Surplus liquidation still largely involves finding new resale outlets for merchandise, but resale is not always an option for some of the company’s clients. This consideration is just one of several ways that GENCO is involved in the recycling industry:
• With many food and beverage products, a combination of product disposal and packaging recycling results in the recycling of metal, paperboard and plastic materials.
• Concerns about brand protection can drive the destruction of some types of tools, electronic equipment, apparel and media products; this results in recycling opportunities for some materials.
• In the process of operating multiple distribution, return and asset recovery facilities, GENCO yields a steady stream of cardboard, plastic film and other recyclable materials.
Konrad and Rendulic note that GENCO takes a flexible approach to suit the needs of its different customers and that many of these service models continue to yield new recycling opportunities.
SUSTAINING THE EFFORT
As it has grown during its 111-year history, the company that is now GENCO Supply Chain Solutions has continually added services to its menu.

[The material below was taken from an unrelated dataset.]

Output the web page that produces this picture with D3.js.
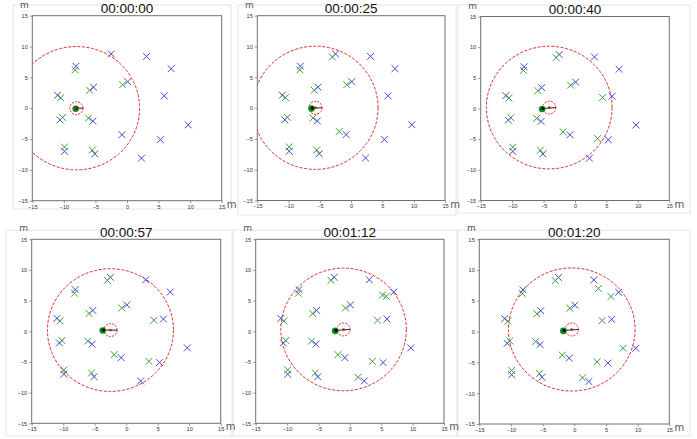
<!DOCTYPE html>
<html>
<head>
<meta charset="utf-8">
<title>robot localisation snapshots</title>
<script src="https://cdnjs.cloudflare.com/ajax/libs/d3/7.8.5/d3.min.js"></script>
<style>
  html, body { margin: 0; padding: 0; background: #fff; }
  svg { display: block; font-family: "DejaVu Sans", sans-serif; }
</style>
</head>
<body>
<div id="chart"></div>
<script>
// snapshot titles
const times = ["00:00:00", "00:00:25", "00:00:40", "00:00:57", "00:01:12", "00:01:20"];

// blue crosses (fixed beacons)
const beaconX = [-2.5, 3.1, 7.0, -8.1, 0.1, -5.3, -11.0, 5.9, -10.6, -5.4, -0.8, 9.7, 5.3, -9.9, -5.1, 2.3];
const beaconY = [8.8, 8.4, 6.4, 6.8, 4.3, 3.4, 2.1, 2.0, -1.9, -2.1, -4.3, -2.7, -5.1, -7.0, -7.4, -8.1];

// green crosses (detections), visible from snapshot first to last
const detX = [-8.2, -10.5, -5.9, -0.7, -10.2, -6.1, -9.9, -5.5, -3.0, -1.9, 4.4, 3.6, 5.2, 5.8, 1.3, 3.8, 7.7];
const detY = [6.2, 1.7, 2.9, 3.8, -1.5, -1.6, -6.3, -6.8, 8.3, -3.8, 1.8, -4.9, 5.9, 5.7, -7.5, 7.0, -2.7];
const detFirst = [0, 0, 0, 0, 0, 0, 0, 0, 1, 1, 2, 2, 4, 4, 4, 5, 5];
const detLast = [5, 5, 5, 5, 5, 5, 5, 5, 5, 5, 5, 5, 4, 5, 5, 5, 5];

// robot position and estimated centre per snapshot
const robotX = [-8.0, -6.2, -5.1, -3.6, -2.2, -1.6];
const robotY = [0.0, 0.0, 0.0, 0.2, 0.15, 0.2];
const centreX = [-8.0, -5.7, -4.1, -2.5, -1.0, -0.4];
const centreY = [0.0, 0.05, 0.15, 0.2, 0.3, 0.35];
const senseRadius = 10;
const innerRadius = 1.05;

const ticks = [-15, -10, -5, 0, 5, 10, 15];

// frame box of each subplot in page pixels
const frames = [
  {x0: 32.3, x1: 221.7, y0: 15.7, y1: 200.7},
  {x0: 257.3, x1: 445, y0: 15.7, y1: 200.5},
  {x0: 480.7, x1: 669.3, y0: 16.5, y1: 200.5},
  {x0: 31.7, x1: 220.7, y0: 239.3, y1: 423.3},
  {x0: 255.7, x1: 444, y0: 239.3, y1: 423.3},
  {x0: 479.3, x1: 669.3, y0: 239.3, y1: 424}
];
// faint outline round each picture
const outlines = [
  [13, 5, 231, 209], [238, 5, 456, 215], [458, 5, 690, 213],
  [6, 230, 232, 436], [233, 230, 457, 436], [458, 230, 690, 436]
];

const W = 697, H = 439;
const svg = d3.select("#chart").append("svg").attr("width", W).attr("height", H);

outlines.forEach(o => {
  svg.append("rect")
    .attr("x", o[0]).attr("y", o[1])
    .attr("width", o[2] - o[0]).attr("height", o[3] - o[1])
    .attr("fill", "none").attr("stroke", "#e4e4e4").attr("stroke-width", 1);
});

const fmt = d => d < 0 ? "\u2212" + Math.abs(d) : String(d);

function cross(g, x, y, color) {
  const s = 3.4;
  g.append("path")
    .attr("d", `M${x - s},${y - s}L${x + s},${y + s}M${x - s},${y + s}L${x + s},${y - s}`)
    .attr("stroke", color).attr("stroke-width", 1).attr("fill", "none");
}

frames.forEach((f, i) => {
  const x = d3.scaleLinear().domain([-15, 15]).range([f.x0, f.x1]);
  const y = d3.scaleLinear().domain([-15, 15]).range([f.y1, f.y0]);
  const g = svg.append("g");

  g.append("clipPath").attr("id", "clip" + i)
    .append("rect").attr("x", f.x0).attr("y", f.y0)
    .attr("width", f.x1 - f.x0).attr("height", f.y1 - f.y0);

  // axes
  const ax = g.append("g")
    .attr("transform", `translate(0,${f.y1})`)
    .call(d3.axisBottom(x).tickValues(ticks).tickFormat(fmt).tickSize(2.5).tickPadding(1.5));
  const ay = g.append("g")
    .attr("transform", `translate(${f.x0},0)`)
    .call(d3.axisLeft(y).tickValues(ticks).tickFormat(fmt).tickSize(2.5).tickPadding(2));
  [ax, ay].forEach(a => {
    a.select(".domain").remove();
    a.selectAll("line").attr("stroke", "#555").attr("stroke-width", 0.6);
    a.selectAll("text").attr("font-size", "5.6px").attr("fill", "#333");
  });

  const plot = g.append("g").attr("clip-path", `url(#clip${i})`);

  // sensing range
  const cx = x(centreX[i]), cy = y(centreY[i]);
  const sx = Math.abs(x(senseRadius) - x(0)), sy = Math.abs(y(senseRadius) - y(0));
  plot.append("ellipse")
    .attr("cx", cx).attr("cy", cy).attr("rx", sx).attr("ry", sy)
    .attr("fill", "none").attr("stroke", "#e0282a").attr("stroke-width", 1)
    .attr("stroke-dasharray", "3,1.6");

  // beacons
  beaconX.forEach((bx, k) => cross(plot, x(bx), y(beaconY[k]), "#4646d8"));
  // detections
  detX.forEach((dx, k) => {
    if (i >= detFirst[k] && i <= detLast[k]) cross(plot, x(dx), y(detY[k]), "#3c9c3c");
  });

  // robot
  const rx = x(robotX[i]), ry = y(robotY[i]);
  const ix = Math.abs(x(innerRadius) - x(0)), iy = Math.abs(y(innerRadius) - y(0));
  plot.append("ellipse")
    .attr("cx", cx).attr("cy", cy).attr("rx", ix).attr("ry", iy)
    .attr("fill", "none").attr("stroke", "#e0282a").attr("stroke-width", 1)
    .attr("stroke-dasharray", "2,1.2");
  plot.append("line")
    .attr("x1", rx).attr("y1", ry).attr("x2", x(centreX[i] + innerRadius)).attr("y2", cy)
    .attr("stroke", "#222").attr("stroke-width", 1);
  plot.append("circle").attr("cx", rx - 0.8).attr("cy", ry + 0.5).attr("r", 3.3).attr("fill", "#0c8a1c");
  plot.append("circle").attr("cx", rx).attr("cy", ry).attr("r", 1.6).attr("fill", "#000");
  plot.append("circle").attr("cx", cx).attr("cy", cy).attr("r", 1.3).attr("fill", "#d01010");

  // frame
  g.append("rect")
    .attr("x", f.x0).attr("y", f.y0)
    .attr("width", f.x1 - f.x0).attr("height", f.y1 - f.y0)
    .attr("fill", "none").attr("stroke", "#707070").attr("stroke-width", 1);

  // unit labels and title
  g.append("text").attr("x", f.x0 - 8).attr("y", f.y0 - 8)
    .attr("text-anchor", "middle").attr("font-size", "9px").attr("fill", "#555").text("m");
  g.append("text").attr("x", f.x1 + 10).attr("y", f.y1 + 7)
    .attr("text-anchor", "middle").attr("font-size", "10px").attr("fill", "#555").text("m");
  g.append("text").attr("x", (f.x0 + f.x1) / 2).attr("y", f.y0 - 2.5)
    .attr("text-anchor", "middle").attr("font-family", "Liberation Sans, Arial, sans-serif")
    .attr("font-size", "13.5px").attr("fill", "#111").text(times[i]);
});
</script>
</body>
</html>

WHO’S WHO The client list of GENCO Supply Chain Solutions, Pittsburgh, is an impressive roster of companies and institutions from wide range of industry sectors. From its more than 100 locations and millions of square feet of warehouse space, the company serves several sectors, including: • Electronics—Dell, HP, Sony, Lexmark, Panasonic and Philips • Food & Beverage—Heinz, Smucker’s, ConAgra and Hershey’s • Retail—Target, Sears, Kohl’s, Canadian Tire and Wal-Mart • Consumer Products—Crayola, Whirlpool, Kimberly-Clark, Unilever and Briggs & Stratton • Pharmaceutical—Bayer, Roche, CVS/pharmacy, Novartis and Sandoz • Government— 10 United States military installations and the General Services Administration (GSA). In late 2008, GENCO announced that its government service presence will increase in 2009 with an agreement that names its GENCO Infrastructure Services (GIS) subsidiary as one of two partners who will operate two Controlled Property Centers for the Defense Reutilization and Marketing Service (DRMS), headquartered in Battle Creek, Mich.
As customer inquiries for recycling have grown, GENCO has cultivated a network of recycling companies with which it works. "In some cases, our relationships begin through a customer; in other cases we have our own national and local relationships," says Konrad.
Companies that recycle metal, paper and plastic can benefit when GENCO cooperates with a customer on a recycling initiative. Konrad notes that computer manufacturer Dell has worked with GENCO to ensure that the foam packaging that accompanies returned products and parts is recycled.
Another client company, Sears, is protective of its tools brand, which means that returned products are not to be re-marketed in any way, but rather destroyed and the metals and other materials recycled.
Recycling opportunities are likely to continue. Konrad notes that at the 2008 Reverse Logistics Association conference, he gave a presentation outlining the growing influence of sustainability, which he defined as "The ability to meet the needs of future generations at least as well as we meet our own."
Students hitting the workforce have sustainability as a priority, with 75 percent of MBA students surveyed saying they would accept less pay to work for a company they judged to be a more responsible company.
Konrad says he does not see that trend reversing. "I can see this attitude taking place in young people today, such as my 13 year old. They are being taught about energy savings and recycling—we know that education is taking place," he comments.
That is one of many factors leading Konrad to say he believes GENCO Supply Chain Solutions’ recycling involvement will only increase. "We’re getting pushed more and more by our customers to help them meet their vision of sustainability; GENCO has to help make their vision work."
With corporate CEOs being just one of four constituencies clamoring for sustainability—along with shareholders, consumers and employees—Konrad says of GENCO’s effort in the area of sustainability and recycling, "I think it’s here to stay."